BEGIN
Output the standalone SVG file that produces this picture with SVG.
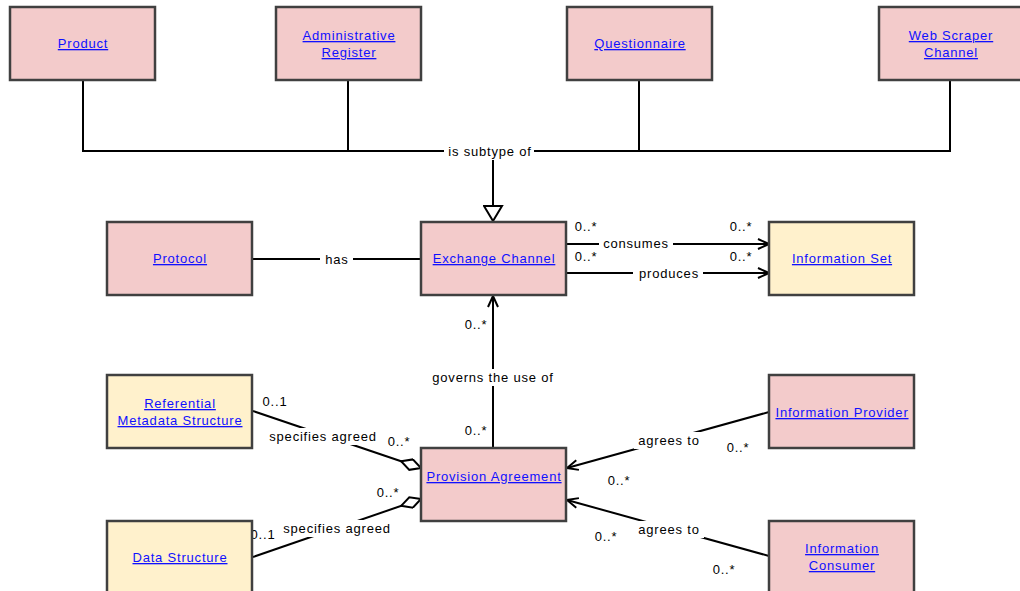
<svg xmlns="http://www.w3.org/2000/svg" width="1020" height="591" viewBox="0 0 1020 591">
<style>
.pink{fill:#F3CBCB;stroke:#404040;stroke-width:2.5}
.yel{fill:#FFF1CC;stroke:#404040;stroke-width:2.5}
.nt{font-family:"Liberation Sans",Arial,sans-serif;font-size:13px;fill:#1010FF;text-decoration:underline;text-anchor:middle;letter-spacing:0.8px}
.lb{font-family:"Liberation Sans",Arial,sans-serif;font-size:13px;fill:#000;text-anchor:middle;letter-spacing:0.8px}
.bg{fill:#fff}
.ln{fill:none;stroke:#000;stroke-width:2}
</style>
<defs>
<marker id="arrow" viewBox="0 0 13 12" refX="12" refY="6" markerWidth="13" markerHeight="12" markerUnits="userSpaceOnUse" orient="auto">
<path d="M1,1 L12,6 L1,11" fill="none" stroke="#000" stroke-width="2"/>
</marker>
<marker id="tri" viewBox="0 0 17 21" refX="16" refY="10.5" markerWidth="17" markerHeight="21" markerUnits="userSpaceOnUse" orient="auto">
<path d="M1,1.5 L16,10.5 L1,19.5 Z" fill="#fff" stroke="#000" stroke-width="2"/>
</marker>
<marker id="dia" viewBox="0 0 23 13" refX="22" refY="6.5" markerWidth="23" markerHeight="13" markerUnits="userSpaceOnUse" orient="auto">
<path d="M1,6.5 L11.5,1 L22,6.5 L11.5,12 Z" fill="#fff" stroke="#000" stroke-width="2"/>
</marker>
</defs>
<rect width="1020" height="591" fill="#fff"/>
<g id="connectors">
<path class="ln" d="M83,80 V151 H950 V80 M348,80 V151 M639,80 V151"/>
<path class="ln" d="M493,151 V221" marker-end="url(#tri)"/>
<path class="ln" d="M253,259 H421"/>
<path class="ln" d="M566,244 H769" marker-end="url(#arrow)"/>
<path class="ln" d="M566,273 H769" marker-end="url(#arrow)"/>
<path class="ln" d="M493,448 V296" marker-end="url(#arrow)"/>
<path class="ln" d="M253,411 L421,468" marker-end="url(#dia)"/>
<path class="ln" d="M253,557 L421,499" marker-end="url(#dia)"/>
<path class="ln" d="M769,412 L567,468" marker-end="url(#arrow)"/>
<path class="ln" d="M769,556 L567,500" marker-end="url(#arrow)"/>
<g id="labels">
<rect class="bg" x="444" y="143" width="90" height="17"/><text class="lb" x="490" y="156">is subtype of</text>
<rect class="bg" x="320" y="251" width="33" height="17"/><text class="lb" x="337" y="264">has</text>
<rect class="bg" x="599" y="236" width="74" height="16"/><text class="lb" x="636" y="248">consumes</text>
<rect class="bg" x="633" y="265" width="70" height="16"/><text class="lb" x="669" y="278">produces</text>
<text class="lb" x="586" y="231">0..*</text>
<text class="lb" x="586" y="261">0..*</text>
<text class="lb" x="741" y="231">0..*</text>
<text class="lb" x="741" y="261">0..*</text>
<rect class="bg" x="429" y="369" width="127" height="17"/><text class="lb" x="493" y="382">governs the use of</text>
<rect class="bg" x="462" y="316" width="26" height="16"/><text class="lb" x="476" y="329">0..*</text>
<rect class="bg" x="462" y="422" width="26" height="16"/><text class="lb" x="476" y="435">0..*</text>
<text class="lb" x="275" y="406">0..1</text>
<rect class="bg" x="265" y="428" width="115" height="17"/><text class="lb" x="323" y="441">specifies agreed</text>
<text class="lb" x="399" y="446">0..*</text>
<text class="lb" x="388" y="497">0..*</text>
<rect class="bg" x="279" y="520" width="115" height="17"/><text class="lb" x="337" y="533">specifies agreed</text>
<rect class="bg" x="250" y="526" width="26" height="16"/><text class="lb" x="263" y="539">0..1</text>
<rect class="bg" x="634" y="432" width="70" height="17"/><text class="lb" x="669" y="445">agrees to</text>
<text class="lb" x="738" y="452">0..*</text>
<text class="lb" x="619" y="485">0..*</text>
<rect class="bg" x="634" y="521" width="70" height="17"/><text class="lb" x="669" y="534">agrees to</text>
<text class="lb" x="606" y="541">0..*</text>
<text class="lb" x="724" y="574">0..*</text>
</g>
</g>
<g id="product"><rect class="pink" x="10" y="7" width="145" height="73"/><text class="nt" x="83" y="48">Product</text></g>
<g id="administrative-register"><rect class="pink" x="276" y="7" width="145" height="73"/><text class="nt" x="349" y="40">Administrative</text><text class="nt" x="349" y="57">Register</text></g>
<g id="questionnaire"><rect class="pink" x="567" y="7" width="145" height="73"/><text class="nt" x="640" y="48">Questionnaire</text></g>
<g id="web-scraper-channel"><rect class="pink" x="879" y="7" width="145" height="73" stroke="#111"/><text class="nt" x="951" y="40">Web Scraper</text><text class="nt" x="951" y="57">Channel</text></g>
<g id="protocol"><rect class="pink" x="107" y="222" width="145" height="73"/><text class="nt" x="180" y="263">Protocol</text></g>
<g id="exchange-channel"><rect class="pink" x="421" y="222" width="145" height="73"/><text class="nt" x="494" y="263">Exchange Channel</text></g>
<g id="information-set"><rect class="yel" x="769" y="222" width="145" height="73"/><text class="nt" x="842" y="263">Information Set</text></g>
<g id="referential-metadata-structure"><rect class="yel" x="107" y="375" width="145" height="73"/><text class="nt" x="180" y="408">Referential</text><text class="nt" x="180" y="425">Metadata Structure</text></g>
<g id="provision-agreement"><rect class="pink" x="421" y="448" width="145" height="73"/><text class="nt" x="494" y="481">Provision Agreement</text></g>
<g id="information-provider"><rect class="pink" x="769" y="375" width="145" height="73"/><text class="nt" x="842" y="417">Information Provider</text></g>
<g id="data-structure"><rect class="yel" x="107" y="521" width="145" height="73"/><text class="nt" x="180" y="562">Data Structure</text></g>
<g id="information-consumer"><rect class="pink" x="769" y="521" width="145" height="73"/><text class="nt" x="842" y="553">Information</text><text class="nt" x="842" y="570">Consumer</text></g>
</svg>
END
- TASK BRIEF
Exclude every picture and copy the remaining data exactly.

- RESULT OF THE TASK
Output the standalone SVG file that produces this picture with SVG.
<svg xmlns="http://www.w3.org/2000/svg" width="1020" height="591" viewBox="0 0 1020 591">
<style>
.pink{fill:#F3CBCB;stroke:#404040;stroke-width:2.5}
.yel{fill:#FFF1CC;stroke:#404040;stroke-width:2.5}
.nt{font-family:"Liberation Sans",Arial,sans-serif;font-size:13px;fill:#1010FF;text-decoration:underline;text-anchor:middle;letter-spacing:0.8px}
.lb{font-family:"Liberation Sans",Arial,sans-serif;font-size:13px;fill:#000;text-anchor:middle;letter-spacing:0.8px}
.bg{fill:#fff}
.ln{fill:none;stroke:#000;stroke-width:2}
</style>
<defs>
<marker id="arrow" viewBox="0 0 13 12" refX="12" refY="6" markerWidth="13" markerHeight="12" markerUnits="userSpaceOnUse" orient="auto">
<path d="M1,1 L12,6 L1,11" fill="none" stroke="#000" stroke-width="2"/>
</marker>
<marker id="tri" viewBox="0 0 17 21" refX="16" refY="10.5" markerWidth="17" markerHeight="21" markerUnits="userSpaceOnUse" orient="auto">
<path d="M1,1.5 L16,10.5 L1,19.5 Z" fill="#fff" stroke="#000" stroke-width="2"/>
</marker>
<marker id="dia" viewBox="0 0 23 13" refX="22" refY="6.5" markerWidth="23" markerHeight="13" markerUnits="userSpaceOnUse" orient="auto">
<path d="M1,6.5 L11.5,1 L22,6.5 L11.5,12 Z" fill="#fff" stroke="#000" stroke-width="2"/>
</marker>
</defs>
<rect width="1020" height="591" fill="#fff"/>
<g id="connectors">
<path class="ln" d="M83,80 V151 H950 V80 M348,80 V151 M639,80 V151"/>
<path class="ln" d="M493,151 V221" marker-end="url(#tri)"/>
<path class="ln" d="M253,259 H421"/>
<path class="ln" d="M566,244 H769" marker-end="url(#arrow)"/>
<path class="ln" d="M566,273 H769" marker-end="url(#arrow)"/>
<path class="ln" d="M493,448 V296" marker-end="url(#arrow)"/>
<path class="ln" d="M253,411 L421,468" marker-end="url(#dia)"/>
<path class="ln" d="M253,557 L421,499" marker-end="url(#dia)"/>
<path class="ln" d="M769,412 L567,468" marker-end="url(#arrow)"/>
<path class="ln" d="M769,556 L567,500" marker-end="url(#arrow)"/>
<g id="labels">
<rect class="bg" x="444" y="143" width="90" height="17"/><text class="lb" x="490" y="156">is subtype of</text>
<rect class="bg" x="320" y="251" width="33" height="17"/><text class="lb" x="337" y="264">has</text>
<rect class="bg" x="599" y="236" width="74" height="16"/><text class="lb" x="636" y="248">consumes</text>
<rect class="bg" x="633" y="265" width="70" height="16"/><text class="lb" x="669" y="278">produces</text>
<text class="lb" x="586" y="231">0..*</text>
<text class="lb" x="586" y="261">0..*</text>
<text class="lb" x="741" y="231">0..*</text>
<text class="lb" x="741" y="261">0..*</text>
<rect class="bg" x="429" y="369" width="127" height="17"/><text class="lb" x="493" y="382">governs the use of</text>
<rect class="bg" x="462" y="316" width="26" height="16"/><text class="lb" x="476" y="329">0..*</text>
<rect class="bg" x="462" y="422" width="26" height="16"/><text class="lb" x="476" y="435">0..*</text>
<text class="lb" x="275" y="406">0..1</text>
<rect class="bg" x="265" y="428" width="115" height="17"/><text class="lb" x="323" y="441">specifies agreed</text>
<text class="lb" x="399" y="446">0..*</text>
<text class="lb" x="388" y="497">0..*</text>
<rect class="bg" x="279" y="520" width="115" height="17"/><text class="lb" x="337" y="533">specifies agreed</text>
<rect class="bg" x="250" y="526" width="26" height="16"/><text class="lb" x="263" y="539">0..1</text>
<rect class="bg" x="634" y="432" width="70" height="17"/><text class="lb" x="669" y="445">agrees to</text>
<text class="lb" x="738" y="452">0..*</text>
<text class="lb" x="619" y="485">0..*</text>
<rect class="bg" x="634" y="521" width="70" height="17"/><text class="lb" x="669" y="534">agrees to</text>
<text class="lb" x="606" y="541">0..*</text>
<text class="lb" x="724" y="574">0..*</text>
</g>
</g>
<g id="product"><rect class="pink" x="10" y="7" width="145" height="73"/><text class="nt" x="83" y="48">Product</text></g>
<g id="administrative-register"><rect class="pink" x="276" y="7" width="145" height="73"/><text class="nt" x="349" y="40">Administrative</text><text class="nt" x="349" y="57">Register</text></g>
<g id="questionnaire"><rect class="pink" x="567" y="7" width="145" height="73"/><text class="nt" x="640" y="48">Questionnaire</text></g>
<g id="web-scraper-channel"><rect class="pink" x="879" y="7" width="145" height="73" stroke="#111"/><text class="nt" x="951" y="40">Web Scraper</text><text class="nt" x="951" y="57">Channel</text></g>
<g id="protocol"><rect class="pink" x="107" y="222" width="145" height="73"/><text class="nt" x="180" y="263">Protocol</text></g>
<g id="exchange-channel"><rect class="pink" x="421" y="222" width="145" height="73"/><text class="nt" x="494" y="263">Exchange Channel</text></g>
<g id="information-set"><rect class="yel" x="769" y="222" width="145" height="73"/><text class="nt" x="842" y="263">Information Set</text></g>
<g id="referential-metadata-structure"><rect class="yel" x="107" y="375" width="145" height="73"/><text class="nt" x="180" y="408">Referential</text><text class="nt" x="180" y="425">Metadata Structure</text></g>
<g id="provision-agreement"><rect class="pink" x="421" y="448" width="145" height="73"/><text class="nt" x="494" y="481">Provision Agreement</text></g>
<g id="information-provider"><rect class="pink" x="769" y="375" width="145" height="73"/><text class="nt" x="842" y="417">Information Provider</text></g>
<g id="data-structure"><rect class="yel" x="107" y="521" width="145" height="73"/><text class="nt" x="180" y="562">Data Structure</text></g>
<g id="information-consumer"><rect class="pink" x="769" y="521" width="145" height="73"/><text class="nt" x="842" y="553">Information</text><text class="nt" x="842" y="570">Consumer</text></g>
</svg>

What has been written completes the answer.